▸ Supplied data:
---

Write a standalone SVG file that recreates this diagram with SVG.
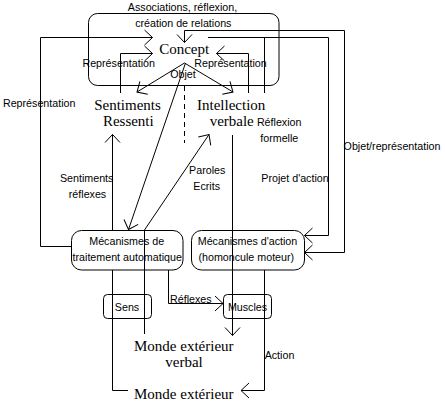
<svg xmlns="http://www.w3.org/2000/svg" width="445" height="404" viewBox="0 0 445 404">
<style>
.bx{fill:none;stroke:#000;stroke-width:1}
.ln{fill:none;stroke:#000;stroke-width:1}
.dash{stroke-dasharray:5,4}
.lb{font-family:"Liberation Sans",Arial,sans-serif;font-size:10.7px;fill:#000;text-anchor:middle}
.sf{font-family:"Liberation Serif","Times New Roman",serif;font-size:15px;fill:#000;text-anchor:middle}
</style>
<defs>
<marker id="ah" markerUnits="userSpaceOnUse" markerWidth="20" markerHeight="20" viewBox="-10 -10 20 20" refX="0" refY="0" orient="auto-start-reverse">
<path d="M-8,-7.5 L0,0 L-8,7.5" fill="none" stroke="#000" stroke-width="1"/>
</marker>
</defs>
<rect width="445" height="404" fill="#fff"/>

<g id="concept">
<rect class="bx" x="88.5" y="13.5" width="190.5" height="72" rx="9"/>
<text class="lb" x="182.5" y="11">Associations, réflexion,</text>
<text class="lb" x="183.3" y="26.5">création de relations</text>
<text class="sf" x="184.2" y="53.5">Concept</text>
</g>
<g id="sentiments">
<text class="sf" x="127.5" y="110">Sentiments</text>
<text class="sf" x="128.3" y="126">Ressenti</text>
</g>
<g id="intellection">
<text class="sf" x="231.2" y="110">Intellection</text>
<text class="sf" x="231.7" y="126">verbale</text>
</g>
<g id="mecanismes-traitement">
<rect class="bx" x="71.5" y="230.5" width="111.5" height="39.5" rx="10"/>
<text class="lb" x="126.7" y="245.3">Mécanismes de</text>
<text class="lb" x="127.2" y="261">traitement automatique</text>
</g>
<g id="mecanismes-action">
<rect class="bx" x="191.5" y="230.5" width="113" height="39.5" rx="10"/>
<text class="lb" x="247.5" y="245.3">Mécanismes d'action</text>
<text class="lb" x="246.3" y="261">(homoncule moteur)</text>
</g>
<g id="sens">
<rect class="bx" x="103.5" y="294.5" width="48" height="24" rx="4"/>
<text class="lb" x="127" y="310.5">Sens</text>
</g>
<g id="muscles">
<rect class="bx" x="223.5" y="294.5" width="48" height="24" rx="4"/>
<text class="lb" x="247.5" y="310.5">Muscles</text>
</g>
<g id="monde-verbal">
<text class="sf" x="183.8" y="351">Monde extérieur</text>
<text class="sf" x="184" y="366.5">verbal</text>
</g>
<g id="monde">
<text class="sf" x="183.8" y="399">Monde extérieur</text>
</g>

<g id="connectors">
<path class="ln" d="M72,246.5 H40.5 V37.5 H152.5" marker-end="url(#ah)"/>
<path class="ln" d="M120.5,93 V53.5 H152.5" marker-end="url(#ah)"/>
<path class="ln" d="M248.5,93 V53.5 H216.5" marker-end="url(#ah)"/>
<path class="ln" d="M208,37.5 H328.5 V235.5 H304.5" marker-end="url(#ah)"/>
<path class="ln" d="M264.5,93 V37.5"/>
<path class="ln" d="M184.5,42.5 V30.5 H344.5 V252.5 H304.5" marker-start="url(#ah)" marker-end="url(#ah)"/>
<path class="ln" d="M184.5,63 L137,92" marker-end="url(#ah)"/>
<path class="ln" d="M184.5,63 L233,92" marker-end="url(#ah)"/>
<path class="ln" d="M185.5,63 L128.5,229.5" marker-end="url(#ah)"/>
<path class="ln dash" d="M184.5,86 V143"/>
<path class="ln" d="M232.5,135 V335.5" marker-end="url(#ah)"/>
<path class="ln" d="M112.5,230 V134.5" marker-end="url(#ah)"/>
<path class="ln" d="M128,390.5 H112.5 V270"/>
<path class="ln" d="M144.5,334 V230 L209,134.5" marker-end="url(#ah)"/>
<path class="ln" d="M168.5,270 V303.5 H223" marker-end="url(#ah)"/>
<path class="ln" d="M264.5,270 V390.5 H241" marker-end="url(#ah)"/>
<text class="lb" x="39.2" y="106.5">Représentation</text>
<text class="lb" x="118.7" y="66.5">Représentation</text>
<text class="lb" x="230.5" y="66.5">Représentation</text>
<text class="lb" x="183" y="77.5">Objet</text>
<text class="lb" x="279.2" y="125.5">Réflexion</text>
<text class="lb" x="279.3" y="141.5">formelle</text>
<text class="lb" x="392" y="150">Objet/représentation</text>
<text class="lb" x="295" y="182">Projet d'action</text>
<text class="lb" x="86.7" y="182.3">Sentiments</text>
<text class="lb" x="87.5" y="197.7">réflexes</text>
<text class="lb" x="207.2" y="174">Paroles</text>
<text class="lb" x="206.7" y="189.7">Ecrits</text>
<text class="lb" x="190.8" y="302.5">Réflexes</text>
<text class="lb" x="279.5" y="359">Action</text>
</g>
</svg>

---

▸ Exercise:
Without including any pictures, print all of the material exactly as given.

▸ Written answer:
Write a standalone SVG file that recreates this diagram with SVG.
<svg xmlns="http://www.w3.org/2000/svg" width="445" height="404" viewBox="0 0 445 404">
<style>
.bx{fill:none;stroke:#000;stroke-width:1}
.ln{fill:none;stroke:#000;stroke-width:1}
.dash{stroke-dasharray:5,4}
.lb{font-family:"Liberation Sans",Arial,sans-serif;font-size:10.7px;fill:#000;text-anchor:middle}
.sf{font-family:"Liberation Serif","Times New Roman",serif;font-size:15px;fill:#000;text-anchor:middle}
</style>
<defs>
<marker id="ah" markerUnits="userSpaceOnUse" markerWidth="20" markerHeight="20" viewBox="-10 -10 20 20" refX="0" refY="0" orient="auto-start-reverse">
<path d="M-8,-7.5 L0,0 L-8,7.5" fill="none" stroke="#000" stroke-width="1"/>
</marker>
</defs>
<rect width="445" height="404" fill="#fff"/>

<g id="concept">
<rect class="bx" x="88.5" y="13.5" width="190.5" height="72" rx="9"/>
<text class="lb" x="182.5" y="11">Associations, réflexion,</text>
<text class="lb" x="183.3" y="26.5">création de relations</text>
<text class="sf" x="184.2" y="53.5">Concept</text>
</g>
<g id="sentiments">
<text class="sf" x="127.5" y="110">Sentiments</text>
<text class="sf" x="128.3" y="126">Ressenti</text>
</g>
<g id="intellection">
<text class="sf" x="231.2" y="110">Intellection</text>
<text class="sf" x="231.7" y="126">verbale</text>
</g>
<g id="mecanismes-traitement">
<rect class="bx" x="71.5" y="230.5" width="111.5" height="39.5" rx="10"/>
<text class="lb" x="126.7" y="245.3">Mécanismes de</text>
<text class="lb" x="127.2" y="261">traitement automatique</text>
</g>
<g id="mecanismes-action">
<rect class="bx" x="191.5" y="230.5" width="113" height="39.5" rx="10"/>
<text class="lb" x="247.5" y="245.3">Mécanismes d'action</text>
<text class="lb" x="246.3" y="261">(homoncule moteur)</text>
</g>
<g id="sens">
<rect class="bx" x="103.5" y="294.5" width="48" height="24" rx="4"/>
<text class="lb" x="127" y="310.5">Sens</text>
</g>
<g id="muscles">
<rect class="bx" x="223.5" y="294.5" width="48" height="24" rx="4"/>
<text class="lb" x="247.5" y="310.5">Muscles</text>
</g>
<g id="monde-verbal">
<text class="sf" x="183.8" y="351">Monde extérieur</text>
<text class="sf" x="184" y="366.5">verbal</text>
</g>
<g id="monde">
<text class="sf" x="183.8" y="399">Monde extérieur</text>
</g>

<g id="connectors">
<path class="ln" d="M72,246.5 H40.5 V37.5 H152.5" marker-end="url(#ah)"/>
<path class="ln" d="M120.5,93 V53.5 H152.5" marker-end="url(#ah)"/>
<path class="ln" d="M248.5,93 V53.5 H216.5" marker-end="url(#ah)"/>
<path class="ln" d="M208,37.5 H328.5 V235.5 H304.5" marker-end="url(#ah)"/>
<path class="ln" d="M264.5,93 V37.5"/>
<path class="ln" d="M184.5,42.5 V30.5 H344.5 V252.5 H304.5" marker-start="url(#ah)" marker-end="url(#ah)"/>
<path class="ln" d="M184.5,63 L137,92" marker-end="url(#ah)"/>
<path class="ln" d="M184.5,63 L233,92" marker-end="url(#ah)"/>
<path class="ln" d="M185.5,63 L128.5,229.5" marker-end="url(#ah)"/>
<path class="ln dash" d="M184.5,86 V143"/>
<path class="ln" d="M232.5,135 V335.5" marker-end="url(#ah)"/>
<path class="ln" d="M112.5,230 V134.5" marker-end="url(#ah)"/>
<path class="ln" d="M128,390.5 H112.5 V270"/>
<path class="ln" d="M144.5,334 V230 L209,134.5" marker-end="url(#ah)"/>
<path class="ln" d="M168.5,270 V303.5 H223" marker-end="url(#ah)"/>
<path class="ln" d="M264.5,270 V390.5 H241" marker-end="url(#ah)"/>
<text class="lb" x="39.2" y="106.5">Représentation</text>
<text class="lb" x="118.7" y="66.5">Représentation</text>
<text class="lb" x="230.5" y="66.5">Représentation</text>
<text class="lb" x="183" y="77.5">Objet</text>
<text class="lb" x="279.2" y="125.5">Réflexion</text>
<text class="lb" x="279.3" y="141.5">formelle</text>
<text class="lb" x="392" y="150">Objet/représentation</text>
<text class="lb" x="295" y="182">Projet d'action</text>
<text class="lb" x="86.7" y="182.3">Sentiments</text>
<text class="lb" x="87.5" y="197.7">réflexes</text>
<text class="lb" x="207.2" y="174">Paroles</text>
<text class="lb" x="206.7" y="189.7">Ecrits</text>
<text class="lb" x="190.8" y="302.5">Réflexes</text>
<text class="lb" x="279.5" y="359">Action</text>
</g>
</svg>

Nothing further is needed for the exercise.